日本のおとぎ話を中心にした推理ものであり、かつて2匹の化け物が住んでいた伝説が残る常伊市を舞台に、主人公の天賀井悠子(てんがいゆうこ)が座敷牢に入る兄のために10年前に起きた撲殺事件の真相を解明していく。
単行本は全4巻が発売された。

天賀井さんは案外ふつうのレビュー・評価・感想

天賀井さんは案外ふつう
9

普通の基準は人それぞれ

推理小説家「城平京」原作、作画を「水野英多」が務めた漫画。
この二人の有名作といえば「スパイラル~推理の絆~」だが、今回は天賀井さんという女の子が主役を務める作品「天賀井さんは案外ふつう」を紹介しようと思う。

案外ふつう、というタイトルからして何か普通じゃない部分があるのだろうなと察しがつくだろうが、まさしくその通り。
見た目は眼鏡をかけた可愛い女の子だが、天賀井さんは普通じゃない。
だがそんな天賀井さんを上回るくらい普通じゃない人達や出来事がこの物語には登場するのだ。

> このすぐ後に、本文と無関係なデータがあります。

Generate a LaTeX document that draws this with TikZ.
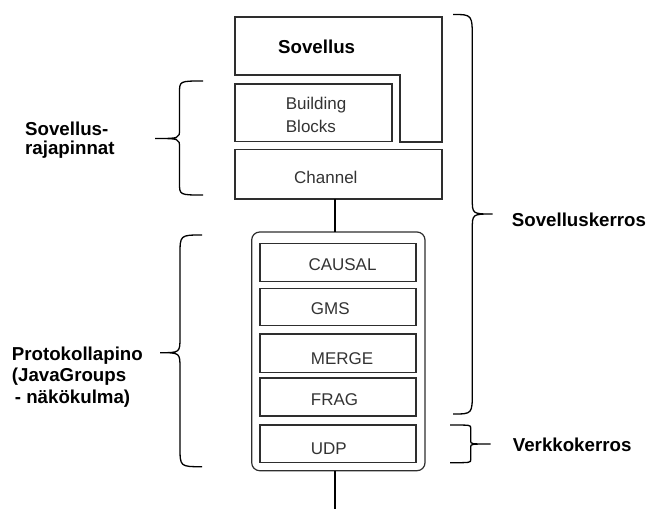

ひょんなことから会話をするようになったクラスメイトの真木くんや実家の座敷牢に入っている天賀井さんの兄。
そんな彼らを取り巻く環境、状況、人、ありとあらゆることが普通じゃない。
普通じゃない天賀井さんを普通と思わせるくらい普通とはかけ離れているのである。

原作者の城平京は「日常系伝奇コメディ」を目指して作ったらしく、その名の通り戦闘や暴力はほとんどない、ほのぼのとした雰囲気漂わせる漫画である。
確かな画力を持つ水野英多のコメディタッチな絵柄も存分に楽しめるものになっている。

作品は全4巻で完結しており3000円あればおつりも貰え物語も堪能できる。
今からでも遅くない。
彼らの決断と行く末を見守ろうではないか。